:: Task instructions ::
Leave out the pictures and retype only the lines from the opening line to the line that holds "a_sig_label_y = [1.014, 1.095, 1.210]", both ends included.

:: Information shown ::
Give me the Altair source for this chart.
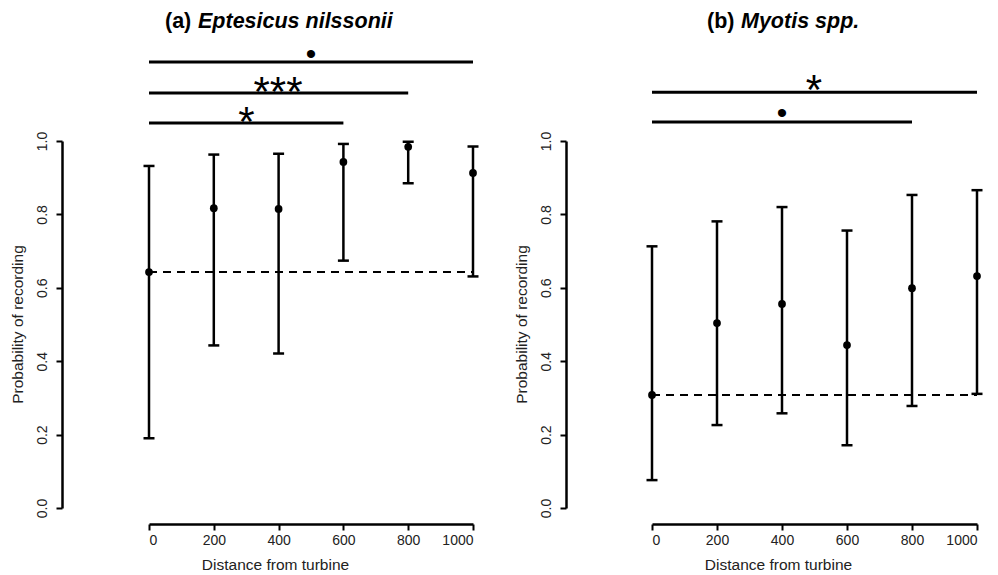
import altair as alt
import pandas as pd

FONT = "Liberation Sans"

distance = [0, 200, 400, 600, 800, 1000]

# (a) Eptesicus nilssonii
a_est = [0.643, 0.817, 0.815, 0.943, 0.984, 0.913]
a_lo = [0.190, 0.443, 0.421, 0.674, 0.885, 0.631]
a_hi = [0.932, 0.963, 0.965, 0.992, 0.998, 0.985]
a_ref = 0.643
a_sig_start = [0, 0, 0]
a_sig_end = [600, 800, 1000]
a_sig_y = [1.049, 1.131, 1.215]
a_sig_label = ["*", "***", "•"]
a_sig_label_x = [301, 398, 500]
a_sig_label_y = [1.014, 1.095, 1.210]

# (b) Myotis spp.
b_est = [0.308, 0.504, 0.556, 0.444, 0.599, 0.632]
b_lo = [0.076, 0.226, 0.258, 0.171, 0.278, 0.311]
b_hi = [0.713, 0.781, 0.820, 0.756, 0.853, 0.866]
b_ref = 0.308
b_sig_start = [0, 0]
b_sig_end = [1000, 800]
b_sig_y = [1.133, 1.052]
b_sig_label = ["*", "•"]
b_sig_label_x = [498, 400]
b_sig_label_y = [1.101, 1.049]

y_ticks = [0.0, 0.2, 0.4, 0.6, 0.8, 1.0]


def label_size(lab):
    return 30 if lab == "•" else 42


def panel(est, lo, hi, ref, s_start, s_end, s_y, s_lab, s_lx, s_ly,
          tag, species, tag_x, sp_x, y_offset, width):
    xs = alt.Scale(domain=[0, 1000], nice=False, zero=False)
    ys = alt.Scale(domain=[0, 1], nice=False, zero=False)
    xaxis = alt.Axis(values=distance, format="d", offset=16, tickSize=6,
                     tickWidth=2, tickColor="black", domainWidth=2.5,
                     domainColor="black", labelFontSize=14, labelPadding=3,
                     labelColor="#222", labelFont=FONT, grid=False,
                     title="Distance from turbine", titleFont=FONT,
                     titleFontSize=15.5, titleFontWeight="normal",
                     titleColor="#222", titleX=126, titleY=40,
                     titleBaseline="middle", titleAlign="center")
    yaxis = alt.Axis(values=y_ticks, format=".1f", offset=y_offset,
                     tickSize=6, tickWidth=2, tickColor="black",
                     domainWidth=2.5, domainColor="black", labelFontSize=14,
                     labelPadding=7, labelColor="#222", labelFont=FONT,
                     labelAngle=270, labelAlign="center",
                     labelBaseline="bottom", grid=False,
                     title="Probability of recording", titleFont=FONT,
                     titleFontSize=15.5, titleFontWeight="normal",
                     titleColor="#222", titleAngle=270, titleX=-45,
                     titleY=183, titleBaseline="middle", titleAlign="center")

    df = pd.DataFrame({"distance": distance, "est": est, "lo": lo, "hi": hi})
    base = alt.Chart(df)
    bars = base.mark_rule(color="black", strokeWidth=2.5).encode(
        x=alt.X("distance:Q", scale=xs, axis=xaxis),
        y=alt.Y("lo:Q", scale=ys, axis=yaxis),
        y2="hi:Q",
    )
    cap_lo = base.mark_tick(color="black", orient="horizontal", size=11,
                            thickness=2.5, opacity=1).encode(
        x=alt.X("distance:Q", scale=xs, axis=xaxis),
        y=alt.Y("lo:Q", scale=ys, axis=yaxis),
    )
    cap_hi = base.mark_tick(color="black", orient="horizontal", size=11,
                            thickness=2.5, opacity=1).encode(
        x=alt.X("distance:Q", scale=xs, axis=xaxis),
        y=alt.Y("hi:Q", scale=ys, axis=yaxis),
    )
    pts = base.mark_circle(color="black", size=60, opacity=1).encode(
        x=alt.X("distance:Q", scale=xs, axis=xaxis),
        y=alt.Y("est:Q", scale=ys, axis=yaxis),
    )
    ref_df = pd.DataFrame({"x0": [distance[0]], "x1": [distance[-1]], "y": [ref]})
    ref_line = alt.Chart(ref_df).mark_rule(color="black", strokeWidth=2,
                                           strokeDash=[8, 6]).encode(
        x=alt.X("x0:Q", scale=xs, axis=xaxis),
        x2="x1:Q",
        y=alt.Y("y:Q", scale=ys, axis=yaxis),
    )
    sig_df = pd.DataFrame({"start": s_start, "end": s_end, "y": s_y,
                           "lab": s_lab, "lx": s_lx, "ly": s_ly,
                           "fs": [label_size(l) for l in s_lab]})
    sig_rules = alt.Chart(sig_df).mark_rule(color="black", strokeWidth=3).encode(
        x=alt.X("start:Q", scale=xs, axis=xaxis),
        x2="end:Q",
        y=alt.Y("y:Q", scale=ys, axis=yaxis),
    )
    sig_text = alt.Chart(sig_df).mark_text(color="black", font=FONT,
                                           baseline="alphabetic",
                                           align="center").encode(
        x=alt.X("lx:Q", scale=xs, axis=xaxis),
        y=alt.Y("ly:Q", scale=ys, axis=yaxis),
        text="lab:N",
        size=alt.Size("fs:Q", scale=None, legend=None),
    )
    title_tag = alt.Chart(pd.DataFrame({"t": [tag]})).mark_text(
        font=FONT, fontSize=21.5, fontWeight="bold", align="left",
        baseline="middle", color="black").encode(
        x=alt.value(tag_x), y=alt.value(-119), text="t:N")
    title_sp = alt.Chart(pd.DataFrame({"t": [species]})).mark_text(
        font=FONT, fontSize=21.5, fontWeight="bold", fontStyle="italic",
        align="left", baseline="middle", color="black").encode(
        x=alt.value(sp_x), y=alt.value(-119), text="t:N")
    return alt.layer(ref_line, bars, cap_lo, cap_hi, pts, sig_rules,
                     sig_text, title_tag, title_sp).properties(
        width=width, height=367,
        view=alt.ViewConfig(stroke="transparent", strokeWidth=0))


left = panel(a_est, a_lo, a_hi, a_ref, a_sig_start, a_sig_end, a_sig_y,
             a_sig_label, a_sig_label_x, a_sig_label_y,
             "(a)", "Eptesicus nilssonii", 16, 49, 87, 324)
right = panel(b_est, b_lo, b_hi, b_ref, b_sig_start, b_sig_end, b_sig_y,
              b_sig_label, b_sig_label_x, b_sig_label_y,
              "(b)", "Myotis spp.", 55, 89, 86, 325)

chart = alt.hconcat(left, right, spacing=35).properties(
    padding={"left": 2, "top": 3, "right": 5, "bottom": 5},
    background="white",
).configure_view(stroke="transparent", strokeWidth=0).configure(font=FONT)

chart.save("out.html", embed_options={"renderer": "svg", "actions": False})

:: Task result ::
Give me the Altair source for this chart.
import altair as alt
import pandas as pd

FONT = "Liberation Sans"

distance = [0, 200, 400, 600, 800, 1000]

# (a) Eptesicus nilssonii
a_est = [0.643, 0.817, 0.815, 0.943, 0.984, 0.913]
a_lo = [0.190, 0.443, 0.421, 0.674, 0.885, 0.631]
a_hi = [0.932, 0.963, 0.965, 0.992, 0.998, 0.985]
a_ref = 0.643
a_sig_start = [0, 0, 0]
a_sig_end = [600, 800, 1000]
a_sig_y = [1.049, 1.131, 1.215]
a_sig_label = ["*", "***", "•"]
a_sig_label_x = [301, 398, 500]
a_sig_label_y = [1.014, 1.095, 1.210]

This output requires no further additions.